On May 19, 2001, three Israelis – Yad Vashem archivist Mark Shraberman; Yosef Shenhav, director of the restoration laboratories of the Israel Museum; and Eliyahu (Ilya) Matskin – went to an apartment building in the Ukrainian city of Drohobych, which had been the residence of the S.S. Hauptsharfuhrer Felix Landau, a notorious sadist, who participated in the mass murders carried out by the Einsatzgruppen throughout Eastern Galicia, and was responsible for the fate of the city’s Jews. 

The Israeli team were operating on orders of Yad Vashem chairman Avner Shalev, who sent them to remove several murals painted by Polish Jewish artist and writer Bruno Schulz at Landau’s request, for his children. The Israelis took the most important murals drawn by Schulz on the walls, leaving several others, which were removed a year later by Ukrainian conservators and restored, and are currently displayed in the Drohobych Museum.
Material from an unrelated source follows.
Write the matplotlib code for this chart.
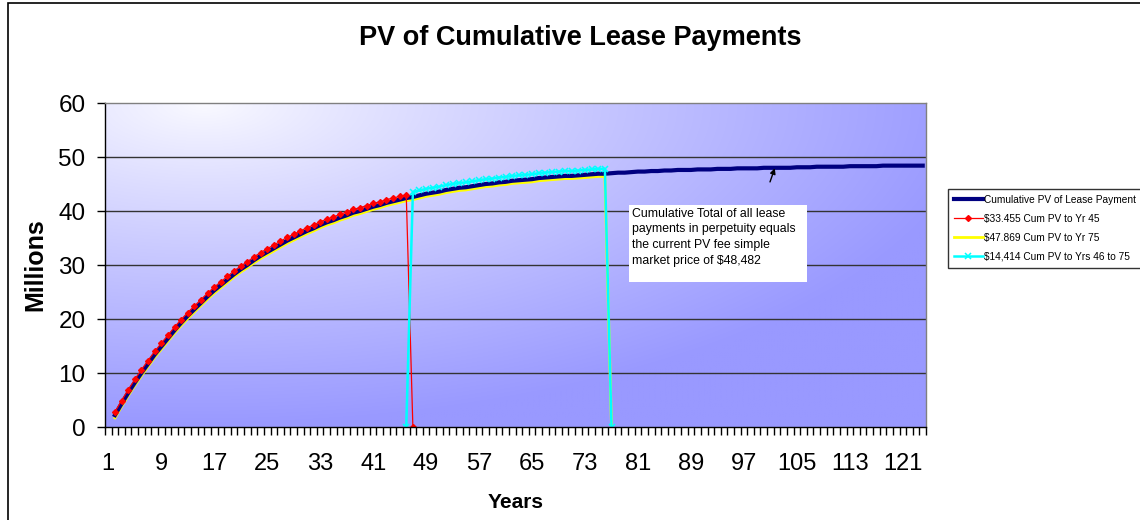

The removal by the Israelis of the paintings sparked a huge scandal, and accusations of collusion by local officials, bribes by the Israelis, and violations of Ukrainian, Polish, and international law. Ironically, the theft of the murals aroused far more attention, than Schulz’s literary and artistic work had ever received, either in his city and country of residence, Drohobych, Ukraine, where he was murdered by the Nazis, or in Poland, his country of citizenship and in whose language he wrote.